Location
- 18104 Babcock Road San Antonio, (Bexar County), Texas 78255 United States
- Coordinates: 29°36′40″N 98°37′39″W﻿ / ﻿29.61111°N 98.62750°W

Information
- Type: Private high school
- Religious affiliation: Lutheran Church–Missouri Synod
- Established: 1995; 31 years ago
- Dean: Jeff Sanders
- Principal: Andrew Eickstead
- Grades: 9–12
- Age range: 14-19
- • Grade 9: 25
- • Grade 10: 25
- • Grade 11: 25
- • Grade 12: 25
- Average class size: 15
- Campus size: 54 acres (22 ha)
- Colors: Garnet and grey
- Athletics: Yes
- Athletics conference: TAPPS 4A
- Sports: Football, soccer, cheerleading, basketball, swimming, cross country, track and field, baseball, softball, golf, and tennis. eSports: Rocket League, Super Smash Bros. Ultimate, Valorant, and Splatoon 3
- Mascot: Mustang
- Team name: Mustangs
- Accreditation: National Lutheran Schools Accreditation
- Newspaper: Hoofbeats
- Website: www.lhssa.org

= Lutheran High School of San Antonio =

Lutheran High School of San Antonio (LHSSA) is a private, college preparatory Lutheran high school located in San Antonio, Texas, in the United States. As the city's only Lutheran high school, LHSSA is supported by six congregations of the Lutheran Church–Missouri Synod (LCMS) comprising the Lutheran High School Association.

==History==
Lutheran High School of San Antonio, first conceptualized in 1993 by Lutheran church leaders, was established in 1995 by area Lutheran congregations. The city's only Lutheran high school, LHSSA is supported by six LCMS congregations forming the Lutheran High School Association. An accredited college preparatory Christian high school in the Lutheran education tradition, LHSSA nurtures faith and discipleship and promotes academic excellence to cultivate Christian servant leaders.

The high school was originally located on the former Concordia Lutheran Church campus on Basse Road. In 1998, when Concordia relocated, the church sold the property to Lutheran High School and the school remained there until 2004.

In 2001, the school board developed a five-year strategic plan that included a move to a new permanent location by 2006. Beginning in 2004, the school's leadership team worked with B&A architects to develop a master plan for new facilities that included classrooms, athletic facilities, a library, auditorium and dining hall. In the same year, the high school moved to the Methodist Mission Home on Whitby Road and operated out of temporary modular structures for two school years.

In 2005, the high school launched the “Upon this Rock” capital campaign and raised nearly $1 million, which allowed the high school to acquire the current 54 acre property at 18104 Babcock Road on the city's northwest side.

In 2008, LHSSA announced the receipt of a $3 million gift from The Greehey Family Foundation to fund new construction of Phase I of the school's campus.
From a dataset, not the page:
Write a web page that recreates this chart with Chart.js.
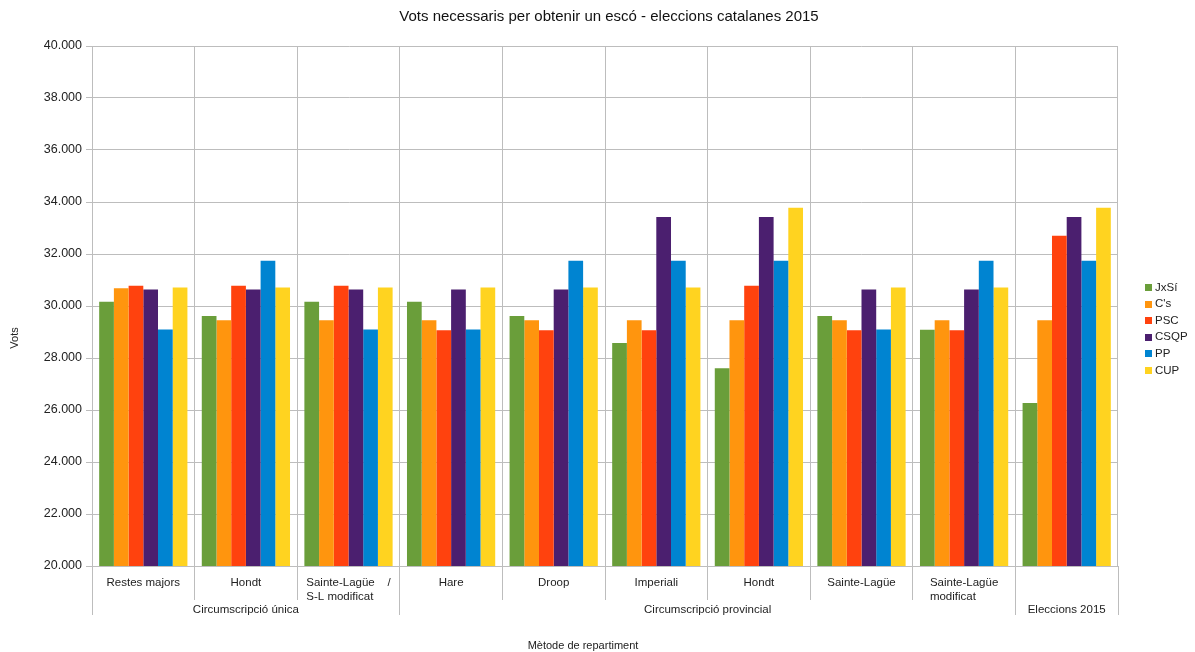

The donation, the largest single gift ever received by LHSSA, was used to construct the campus’ first new permanent structure which includes classrooms, dining area, gymnasium, and athletic amenities.

In 2017, LHSSA received a substantial donation for athletic facilities. A dual-use football/soccer field and baseball field were completed in spring 2018, allowing the Mustangs to play true home games for the first time since moving to the current campus.

The 2020–2021 academic year gave rise to eSports teams at LHSSA. Teams competed in both Rocket League and League of Legends in the PlayVS and NASEF organizations. The number of game titles expanded during the 2021–2022 academic year to include: Splatoon 2, Super Smash Bros. Ultimate, and Madden NFL 21. LHSSA became a founding supporter of local eSports league R20 Premiere which added Valorant to the list of titles. LHSSA has competed in educational robotics since the fall of 2012 with its first entry into San Antonio hub for BEST Robotics. The school currently competes in the following robotics programs:
- FIRST Tech Challenge - 6407 Mechanical Mustangs Secretariat, 7615 Mechanical Mustangs Affirmed, 22857 Mechanical Mustangs Citation, and 23916 Mechanical Mustangs Sir Barton
- MATE-ROV "Underwater Robotics" - Mechanical Mustangs Whirl-a-Way
Lutheran High School has a partnerships to support a team in the FIRST Access program with Kinetic Kids. FIRST in Texas aims to make FIRST robotics programming more accessible to students with disabilities.
- FIRST Access - 21321 Mechanical Mustangs Justify

As part of the Fall 2021 Big Give San Antonio campaign, LHSSA received support and donations to begin construction of the girls softball field adjacent to the other sports fields on the property. With initial construction completed in the spring of 2022, this field afforded the softball team a better practice facility and a place to play home games along with the other outdoor team sports on the LHSSA sports complex.